━━ Dataset section ━━
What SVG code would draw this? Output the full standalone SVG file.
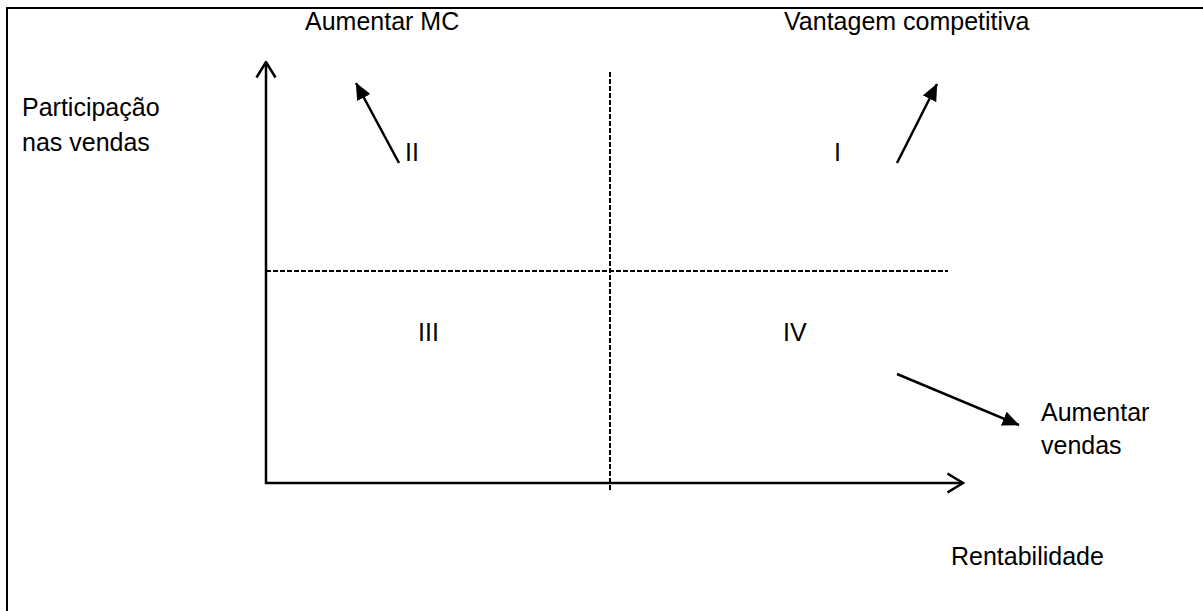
<svg xmlns="http://www.w3.org/2000/svg" width="1203" height="611" viewBox="0 0 1203 611">
<defs>
<style>
text{font-family:"Liberation Sans",Arial,sans-serif;font-size:25px;fill:#000}
.ax{stroke:#000;stroke-width:2.5;fill:none}
.dash{stroke:#000;stroke-width:2;stroke-dasharray:5 2;fill:none}
.arr{stroke:#000;stroke-width:2.5;fill:none}
</style>
<marker id="open" viewBox="0 0 18 22" refX="16.5" refY="11" markerWidth="18" markerHeight="22" markerUnits="userSpaceOnUse" orient="auto">
<path d="M1,1.5 L16.5,11 L1,20.5" fill="none" stroke="#000" stroke-width="2.5"/>
</marker>
<marker id="solid" viewBox="0 0 17 15" refX="16.5" refY="7.5" markerWidth="17" markerHeight="15" markerUnits="userSpaceOnUse" orient="auto">
<path d="M0,0 L17,7.5 L0,15 Z" fill="#000"/>
</marker>
</defs>
<rect width="1203" height="611" fill="#fff"/>
<path d="M7,611 L7,8 L1203,8" fill="none" stroke="#000" stroke-width="2"/>
<g id="connectors">
<line class="ax" x1="266" y1="484" x2="266" y2="62" marker-end="url(#open)"/>
<line class="ax" x1="265" y1="483" x2="963" y2="483" marker-end="url(#open)"/>
<line class="dash" x1="610" y1="72" x2="610" y2="490"/>
<line class="dash" x1="266" y1="271" x2="948" y2="271"/>
<line class="arr" x1="399" y1="163" x2="356" y2="83" marker-end="url(#solid)"/>
<line class="arr" x1="897" y1="163" x2="937" y2="84" marker-end="url(#solid)"/>
<line class="arr" x1="897" y1="374" x2="1019" y2="425" marker-end="url(#solid)"/>
</g>
<g id="label-mc"><text x="305" y="30">Aumentar MC</text></g>
<g id="label-vc"><text x="784" y="30">Vantagem competitiva</text></g>
<g id="y-label"><text x="22" y="116">Participação</text><text x="22" y="151">nas vendas</text></g>
<g id="q2"><text x="405" y="161">II</text></g>
<g id="q1"><text x="834" y="161">I</text></g>
<g id="q3"><text x="418" y="341">III</text></g>
<g id="q4"><text x="783" y="341">IV</text></g>
<g id="label-av"><text x="1041" y="421">Aumentar</text><text x="1041" y="454">vendas</text></g>
<g id="x-label"><text x="951" y="565">Rentabilidade</text></g>
</svg>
━━━
Copy the material exactly. Do not include the pictures.

What SVG code would draw this? Output the full standalone SVG file.
<svg xmlns="http://www.w3.org/2000/svg" width="1203" height="611" viewBox="0 0 1203 611">
<defs>
<style>
text{font-family:"Liberation Sans",Arial,sans-serif;font-size:25px;fill:#000}
.ax{stroke:#000;stroke-width:2.5;fill:none}
.dash{stroke:#000;stroke-width:2;stroke-dasharray:5 2;fill:none}
.arr{stroke:#000;stroke-width:2.5;fill:none}
</style>
<marker id="open" viewBox="0 0 18 22" refX="16.5" refY="11" markerWidth="18" markerHeight="22" markerUnits="userSpaceOnUse" orient="auto">
<path d="M1,1.5 L16.5,11 L1,20.5" fill="none" stroke="#000" stroke-width="2.5"/>
</marker>
<marker id="solid" viewBox="0 0 17 15" refX="16.5" refY="7.5" markerWidth="17" markerHeight="15" markerUnits="userSpaceOnUse" orient="auto">
<path d="M0,0 L17,7.5 L0,15 Z" fill="#000"/>
</marker>
</defs>
<rect width="1203" height="611" fill="#fff"/>
<path d="M7,611 L7,8 L1203,8" fill="none" stroke="#000" stroke-width="2"/>
<g id="connectors">
<line class="ax" x1="266" y1="484" x2="266" y2="62" marker-end="url(#open)"/>
<line class="ax" x1="265" y1="483" x2="963" y2="483" marker-end="url(#open)"/>
<line class="dash" x1="610" y1="72" x2="610" y2="490"/>
<line class="dash" x1="266" y1="271" x2="948" y2="271"/>
<line class="arr" x1="399" y1="163" x2="356" y2="83" marker-end="url(#solid)"/>
<line class="arr" x1="897" y1="163" x2="937" y2="84" marker-end="url(#solid)"/>
<line class="arr" x1="897" y1="374" x2="1019" y2="425" marker-end="url(#solid)"/>
</g>
<g id="label-mc"><text x="305" y="30">Aumentar MC</text></g>
<g id="label-vc"><text x="784" y="30">Vantagem competitiva</text></g>
<g id="y-label"><text x="22" y="116">Participação</text><text x="22" y="151">nas vendas</text></g>
<g id="q2"><text x="405" y="161">II</text></g>
<g id="q1"><text x="834" y="161">I</text></g>
<g id="q3"><text x="418" y="341">III</text></g>
<g id="q4"><text x="783" y="341">IV</text></g>
<g id="label-av"><text x="1041" y="421">Aumentar</text><text x="1041" y="454">vendas</text></g>
<g id="x-label"><text x="951" y="565">Rentabilidade</text></g>
</svg>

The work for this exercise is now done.